# Need Material to cover batt insulation



## BillGulledge (Nov 4, 2012)

Replacing the insulation on the underside of the floor of my coast house. House is on pilings, with 12' clear underneath. When you stand underneath and look up, you see the floor joists -- e.g. no plywood ceiling. Floor joists are 2 x 6 0n 16" center. I plan to use batt insulation with paper backing. Once the insulation is installed, I need to "cover" it (from underneath) to protect the insulation from wind and to form a vapor barrier. I am thinking about sheet material that I can staple in place -- something like Tyvek House Wrap (but the Tyvek prople tell me this is not a good application for their product.) Eventually, I'll put in 1/2" treated plywood but for now I am looking for a cheaper alternative. I have about 1800 sq ft to cover. I got a roll of salvage vinyl roll roofing material several years ago - manufacturing defect so they were giving it away - that would seem to be perfect for my application. Any ideas anyone?
Thanks for any input.


----------



## tinman (Apr 13, 2005)

Use the black plastic that they put underneath travel trailers

Tinman


----------



## trout250 (Aug 24, 2005)

black plastic or use a heavy grade neoprene and use wood lathe strips to hold it up.


----------



## Slip (Jul 25, 2006)

Would insulation foam such as foam board work better?


----------



## mas360 (Nov 21, 2006)

tinman said:


> Use the black plastic that they put underneath travel trailers
> 
> Tinman


And then you have to redo it every five years. That stuff does not hold up well at all.


----------



## redman71 (Jan 11, 2005)

*underside*

If it were me, I would go with the Tyvek or Dow housewrap anyway. As long as it is not in direct sunlight it will last a long, long time. Staple the snot out of it with a hammer tacker and your should have plenty of time to put the plywood up.

What kind of flooring do you have above? You want to be careful not to create a moisture trap. If you have an impermiable flooring (like sheet vinyl) and you put a moisture barrier underneath (plastic)
, you have created a moisture trap that can lead to mold and rot in the floor joists over time.

When I was building homes a couple of years ago, we used the Dow because it had some permiability to it.

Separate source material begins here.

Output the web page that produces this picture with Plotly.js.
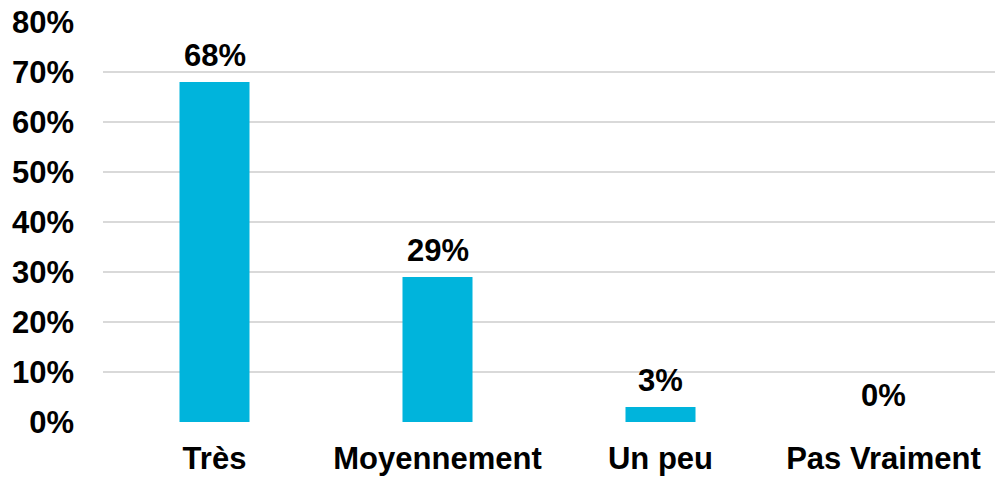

http://msdssearch.dow.com/Published...foam/pdfs/noreg/179-07301.pdf&fromPage=GetDoc


----------



## padrefigure (Aug 22, 2006)

Also put the paper side up against the subfloor. Use the wire supports to keep the batt insulation tight against the subfloor. You do not want a gap between the subfloor and insulation. If you could get someone to spray foam insulation, it would be even better, but more expensive.


----------